Le crépuscule d'un lieu.

Tout est raconté dans cette pièce symbolique de Tchékhov : une aristocratie inadaptée au tournant du 20e siècle, la prise de pouvoir de l'argent, les prémices de la révolution, la décadence d'une société ....

Il n'y a pourtant aucune violence dans cette mort inéluctable, mais plutôt des personnages qui errent, perdus dans le vide de leur vie, des couleurs indécises, des émotions fluctuantes.
Seul Lopakhine, le marchand, qui représente le nouveau pouvoir de l'argent, sait où il va.

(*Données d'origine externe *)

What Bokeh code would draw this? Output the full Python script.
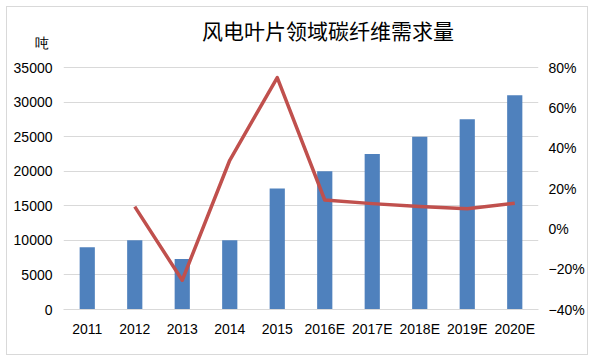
from bokeh.plotting import figure
from bokeh.models import Range1d, LinearAxis, FixedTicker, Label, ColumnDataSource, InlineStyleSheet
from bokeh.embed import file_html
from bokeh.resources import INLINE

years = ["2011", "2012", "2013", "2014", "2015", "2016E", "2017E", "2018E", "2019E", "2020E"]
demand = [9000, 10000, 7300, 10000, 17500, 20000, 22500, 25000, 27500, 31000]
growth_years = ["2012", "2013", "2014", "2015", "2016E", "2017E", "2018E", "2019E", "2020E"]
growth = [0.11, -0.255, 0.34, 0.75, 0.143, 0.125, 0.111, 0.10, 0.127]
left_ticks = [0, 5000, 10000, 15000, 20000, 25000, 30000, 35000]
right_ticks = [-0.4, -0.2, 0.0, 0.2, 0.4, 0.6, 0.8]
right_labels = ["\u221240%", "\u221220%", "0%", "20%", "40%", "60%", "80%"]
title_text = "风电叶片领域碳纤维需求量"
unit_text = "吨"

BLUE = "#4F81BD"
RED = "#C0504D"
GRID = "#D9D9D9"
FONT = "Liberation Sans"
CJK = "Noto Sans CJK SC"

W, H = 594, 358
FRAME_TOP, PLOT_TOP, FRAME_BOTTOM = 12, 67, 309  # page pixels
scale = (FRAME_BOTTOM - FRAME_TOP) / (FRAME_BOTTOM - PLOT_TOP)
left_max = left_ticks[-1] * scale
right_min, right_max = right_ticks[0], right_ticks[-1]
right_top = right_min + (right_max - right_min) * scale


def px_to_left(ypx):
    return (FRAME_BOTTOM - ypx) / (FRAME_BOTTOM - PLOT_TOP) * left_ticks[-1]


p = figure(x_range=years, y_range=Range1d(0, left_max), width=W, height=H,
           output_backend="svg", toolbar_location=None,
           min_border_left=63, min_border_right=56, min_border_top=FRAME_TOP,
           min_border_bottom=H - FRAME_BOTTOM)
p.outline_line_color = None
p.background_fill_color = "white"
p.border_fill_color = "white"
p.stylesheets = [InlineStyleSheet(css=(
    ":host { position: relative; }"
    ":host::after { content: ''; position: absolute; left: 6px; top: 6px; width: 580px;"
    " height: 347px; border: 1px solid #D9D9D9; pointer-events: none; z-index: 100; }"))]

p.extra_y_ranges = {"pct": Range1d(right_min, right_top)}

src = ColumnDataSource(dict(x=years, y=demand))
p.vbar(x="x", top="y", width=0.32, source=src, fill_color=BLUE, line_color=None)

lsrc = ColumnDataSource(dict(x=growth_years, y=growth))
p.line(x="x", y="y", source=lsrc, y_range_name="pct", line_color=RED, line_width=3.5,
       line_join="round")


def style_axis(ax, standoff):
    ax.axis_line_color = None
    ax.major_tick_line_color = None
    ax.minor_tick_line_color = None
    ax.major_tick_out = 0
    ax.major_tick_in = 0
    ax.minor_tick_out = 0
    ax.minor_tick_in = 0
    ax.major_label_text_font = FONT
    ax.major_label_text_font_size = "14px"
    ax.major_label_text_color = "#000000"
    ax.major_label_standoff = standoff


# left axis: value ticks plus the unit label "吨" above them
unit_pos = px_to_left(42)
ya = p.yaxis[0]
ya.ticker = FixedTicker(ticks=left_ticks + [unit_pos])
ya.major_label_overrides = {unit_pos: unit_text + "\u00a0"}
style_axis(ya, 11)

ra = LinearAxis(y_range_name="pct", ticker=FixedTicker(ticks=right_ticks))
ra.major_label_overrides = {t: l for t, l in zip(right_ticks, right_labels)}
style_axis(ra, 10)
p.add_layout(ra, "right")

xa = p.xaxis[0]
style_axis(xa, 11)
xa.axis_line_color = GRID

p.xgrid.grid_line_color = None
p.ygrid.grid_line_color = GRID
p.ygrid.ticker = FixedTicker(ticks=left_ticks)

title_x = (327.5 - 63) / 47.5
p.add_layout(Label(x=title_x, y=px_to_left(29), text=title_text, text_font=CJK,
                   text_font_size="21px", text_align="center", text_baseline="middle",
                   text_color="#000000"))

open("out.html", "w").write(file_html(p, INLINE))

Il faut une immense sensibilité pour mettre en scène ce brouillard dans lequel les personnages flottent, désorientés.

Le pari est réussi haut la main par Clément Hervieu Léger et toute la Troupe !

Sur le plateau, un décor de chambre d'enfants, parfaite symbolique du passé, où seul un tableau de cerisiers évoque le Domaine.
Dans cet espace, les comédiens évoluent, rient et pleurent, dansent et chantent, avec un naturel époustouflant.

Mention spéciale à Eric Génovèse, incomparable en aristocrate complètement à côté de la plaque.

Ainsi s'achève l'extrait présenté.